FEBRUARY 15; The pair breeds
APRIL 15; The pups are born. The mom has already dug a den in soft ground. The pups will stay underground for a few weeks. The adults restrict their movement until the following late fall.
JULY 15; The pups find their voice and get real noisy for a while. The parents will scold them and by August, most of the howling is stopped
AUGUST 15; The pups begin traveling and learning from the parents.
DECEMBER 15; The yearling female travels to find and set up a new territory of her own.
JANUARY 15; The yearling male finds the female.

And then the cycle repeats. Each year, the pair may have one or two yearling (holdover pups) stay with them.

During Nov 1 through March 1, there is tremendous movement of young coyotes searching for a territory of their own and also the older ones marking and protecting their territory.

If a "pack" is simply a group of coyotes, then there are sometimes a "pack" of coyotes, but, if the definition of "pack" is meant to be the same as a "pack of wolves", then the word is misused for coyotes. There is a very distinct difference in the biology of the coyote and the wolf.

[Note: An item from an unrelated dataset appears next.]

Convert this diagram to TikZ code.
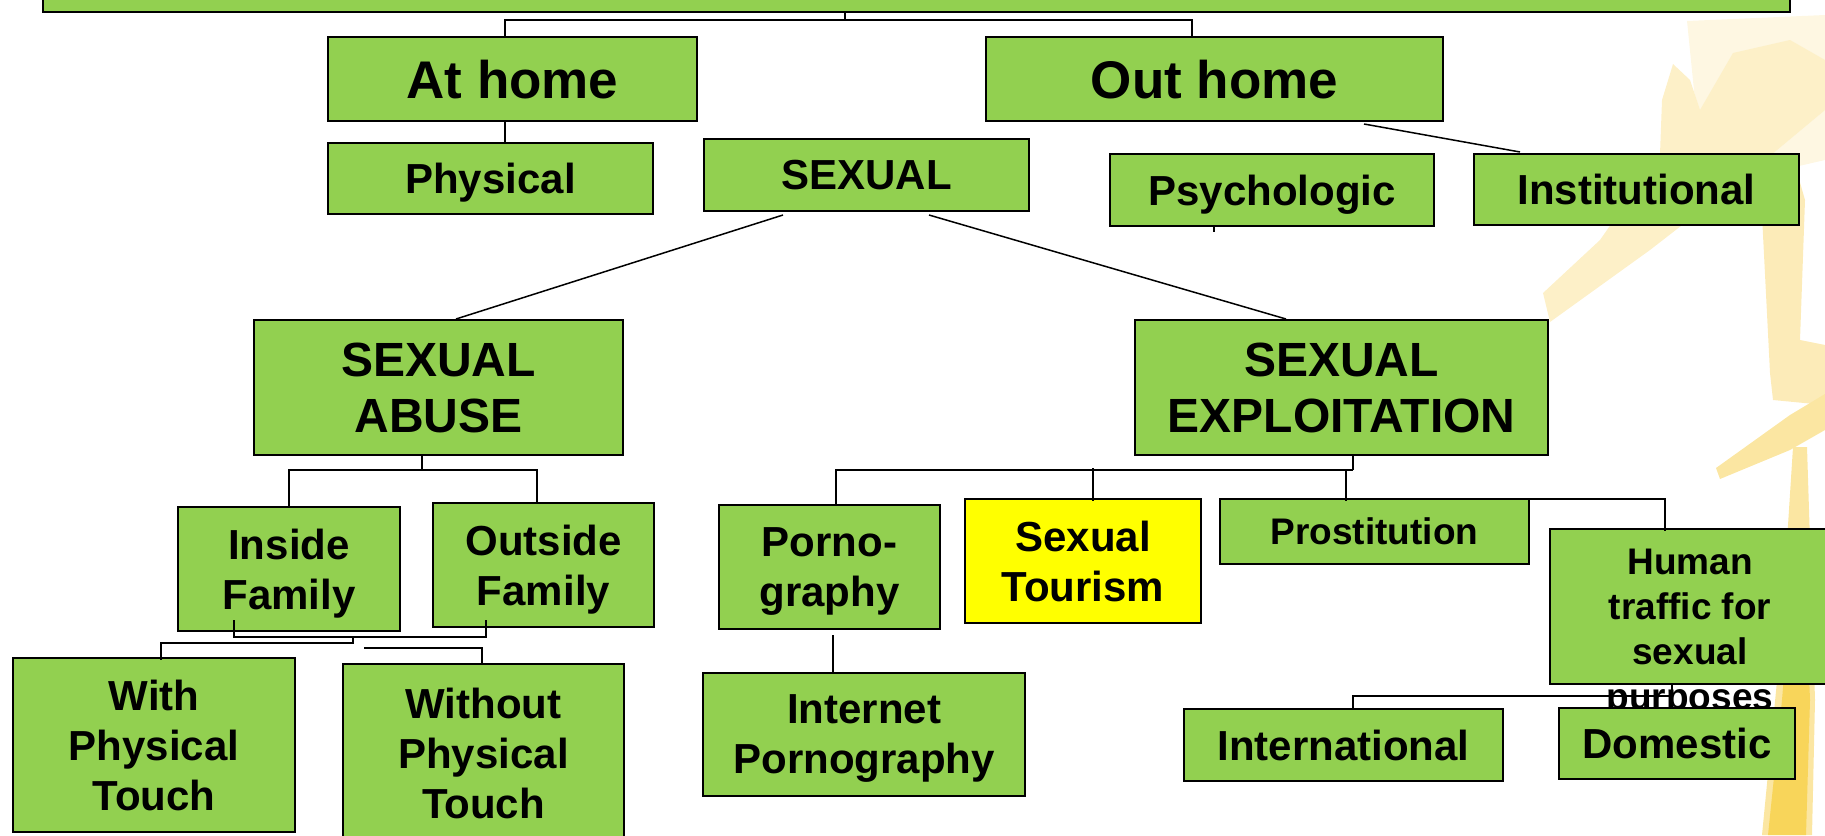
\documentclass[tikz,border=0pt]{standalone}
\usepackage{fontspec}
\setmainfont{Liberation Sans}
\usetikzlibrary{calc}
\definecolor{boxgreen}{HTML}{92D050}
\definecolor{boxyellow}{HTML}{FFFF00}
\definecolor{figpale}{HTML}{FEF7E2}
\definecolor{figarm}{HTML}{FDF0C8}
\definecolor{figbody}{HTML}{FCEBB8}
\definecolor{figleg}{HTML}{FBE6A2}
\definecolor{figstripe}{HTML}{F8D55A}
\begin{document}
\begin{tikzpicture}[x=0.5pt,y=-0.5pt,
  bx/.style={draw=black, line width=1pt, fill=boxgreen, inner sep=0pt, align=center, text depth=0pt},
  fa/.style={font=\bfseries\fontsize{21}{25}\selectfont},
  fb/.style={font=\bfseries\fontsize{24}{28}\selectfont},
  fc/.style={font=\bfseries\fontsize{26.5}{31}\selectfont},
  fd/.style={font=\bfseries\fontsize{18.5}{22.5}\selectfont},
  ln/.style={draw=black, line width=0.75pt}]
\useasboundingbox (0,0) rectangle (1825,835);
\clip (0,0) rectangle (1825,835);
% background figure
\fill[figpale] (1687,21) -- (1825,15) -- (1825,160) -- (1760,175) -- (1700,150) -- cycle;
\fill[figarm] (1543,293) -- (1600,240) -- (1660,154) -- (1662,100) -- (1673,64) -- (1690,80) -- (1700,110) -- (1733,53) -- (1790,40) -- (1825,60) -- (1825,110) -- (1753,170) -- (1650,250) -- (1550,322) -- cycle;
\fill[figbody] (1760,176) -- (1795,165) -- (1805,200) -- (1800,340) -- (1825,345) -- (1825,405) -- (1773,400) -- (1770,373) -- cycle;
\fill[figleg] (1720,479) -- (1716,468) -- (1790,415) -- (1825,394) -- (1825,430) -- (1790,450) -- cycle;
\fill[figleg] (1793,447) -- (1807,447) -- (1815,700) -- (1812,835) -- (1762,835) -- (1780,650) -- cycle;
\fill[figstripe] (1790,600) -- (1806,600) -- (1810,700) -- (1806,835) -- (1768,835) -- (1782,700) -- cycle;
% boxes
\node[bx, minimum width=873.5pt, minimum height=26pt] (top) at (916.5,-14) {};
\node[bx, fc, minimum width=184.5pt, minimum height=42pt] (athome) at (512.5,79) {At home};
\node[bx, fc, minimum width=228.5pt, minimum height=42pt] (outhome) at (1214.5,79) {Out home};
\node[bx, fa, minimum width=162.5pt, minimum height=35.5pt] (physical) at (490.5,178.5) {Physical};
\node[bx, fa, minimum width=162.5pt, minimum height=36pt] (sexual) at (866.5,175) {SEXUAL};
\node[bx, fa, minimum width=162pt, minimum height=36pt] (psych) at (1272,190) {Psychologic};
\node[bx, fa, minimum width=162.5pt, minimum height=35.5pt] (inst) at (1636.5,189.5) {Institutional};
\node[bx, fb, minimum width=184.5pt, minimum height=67.5pt] (abuse) at (438.5,387.5) {SEXUAL\\ABUSE};
\node[bx, fb, minimum width=206.5pt, minimum height=67.5pt] (exploit) at (1341.5,387.5) {SEXUAL\\EXPLOITATION};
\node[bx, fa, minimum width=111pt, minimum height=62pt] (inside) at (289,569) {Inside\\Family};
\node[bx, fa, minimum width=110.5pt, minimum height=62pt] (outside) at (543.5,565) {Outside\\Family};
\node[bx, fa, minimum width=141pt, minimum height=87pt] (with) at (154,745) {With\\Physical\\Touch};
\node[bx, fa, minimum width=140.5pt, minimum height=89pt] (without) at (483.5,753) {Without\\Physical\\Touch};
\node[bx, fa, minimum width=110.5pt, minimum height=62pt] (porno) at (829.5,567) {Porno-\\graphy};
\node[bx, fa, fill=boxyellow, minimum width=118pt, minimum height=62pt] (tourism) at (1083,561) {Sexual\\Tourism};
\node[bx, fd, minimum width=154.5pt, minimum height=32.5pt] (prost) at (1374.5,531.5) {Prostitution};
\node[bx, minimum width=140pt, minimum height=77.5pt] (human) at (1690,606.5) {};
\node[fd, align=center, inner sep=0pt] (humantext) at (1690,633) {Human\\traffic for\\sexual\\purposes};
\node[bx, fa, minimum width=159.5pt, minimum height=36pt] (intl) at (1343.5,745) {International};
\node[bx, fa, minimum width=161pt, minimum height=61.5pt] (internet) at (864,734.5) {Internet\\Pornography};
% connectors
\coordinate (j1) at (845,20);
\draw[ln] (j1 |- top.south) -- (j1);
\draw[ln] ($(athome.north)+(-7.5,0)$) |- (j1) -| ($(outhome.north)+(-22.5,0)$);
\draw[ln] ($(athome.south)+(-7.5,0)$) -- ($(athome.south |- physical.north)+(-7.5,0)$);
\draw[ln] ($(outhome.south)+(149.5,2)$) -- ($(inst.north)+(-116.5,-1)$);
\draw[ln] ($(psych.south)+(-58,0)$) -- ++(0,5);
\draw[ln] ($(sexual.south)+(-83.5,3)$) -- ($(abuse.north)+(17.5,0)$);
\draw[ln] ($(sexual.south)+(62.5,3)$) -- ($(exploit.north)+(-55.5,0)$);
\coordinate (j2) at (422,470);
\draw[ln] ($(abuse.south)+(-16.5,0)$) -- (j2);
\draw[ln] (inside.north) |- (j2) -| ($(outside.north)+(-6.5,0)$);
\draw[ln] ($(inside.south)+(-55,-12)$) |- ($(outside.south)+(-57.5,9)$) -- ($(outside.south)+(-57.5,-8)$);
\draw[ln] ($(inside.south)+(64,6)$) |- ($(with.north)+(7,-14)$) -- ($(with.north)+(7,3)$);
\draw[ln] ($(without.north)+(-119.5,-15)$) -| ($(without.north)+(-1.5,0)$);
\coordinate (j3) at (1353,470);
\draw[ln] ($(exploit.south)+(11.5,0)$) -- (j3);
\draw[ln] (j3) -| ($(porno.north)+(6.5,0)$);
\draw[ln] ($(tourism.north)+(10,-30)$) -- ($(tourism.north)+(10,3)$);
\draw[ln] ($(prost.north)+(-28.5,-28)$) -- ($(prost.north)+(-28.5,3)$);
\draw[ln] ($(prost.north)+(-48.5,1)$) -| ($(human.north)+(-25,3)$);
\draw[ln] ($(porno.south)+(3.5,5)$) -- ($(internet.north)+(-31,0)$);
\draw[ln] ($(human.south)+(-18,0)$) -- ++(0,11) -| ($(intl.north)+(9.5,0)$);
% last box on top of the overflowing text
\node[bx, fa, minimum width=118pt, minimum height=35.5pt] (domestic) at (1677,743.5) {Domestic};
\end{tikzpicture}
\end{document}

A wolf pack has a dominant male (alpha) and female that the other pack members follow (somewhat similar to us). In the absence of other wolves, we become the alpha wolf to a pet wolf. Wolves are predictable in their travel habits and are easier to catch. A sidenote, the greatest living wolf trapper remaining in the world lives near Abilene.

Coyotes on the other hand look up to no one but have an intimate relationship with their mate. Those who have tried to tame a coyote find total failure at about 2 years. All trappers will tell you that catching the last few coyotes in an area is the most difficult trapping in the world. No exaggeration.

A while back, a local goat rancher said "we never had any problems with coyotes back in the 40's and 50's". It caught me off guard. I had to think and then realized there was one major event: THE ERADICATION OF THE SCREWWORM. For those who don't know, the screwworm is the larvae (maggot) of a fly. The screwworm fly lays eggs on a wound and the larvae eat away at the flesh. Practically any wild animal scratched from spring through fall (prior to 1960 in Texas) would die.

Also, during the 60's compound 1080 poison was used extensively and eradicated the coyote through much of Texas. Compound 1080 is very "canine specific" meaning that a tiny amount will kill a coyote, but a relatively large amount will not bother a buzzard or skunk and other animals which are not canine. In 1972, compound 1080 was banned (for baiting carcasses). This allowed the coyote to quickly repopulate.

Another event: The fur market changed (most furs are shipped to Europe). About 20 years ago, the fur growers in Europe had a law passed preventing furs from being imported where the leghold trap was still legal for use (this targeted the US). The drop in fur prices took away much of the incentive for coyote hunting".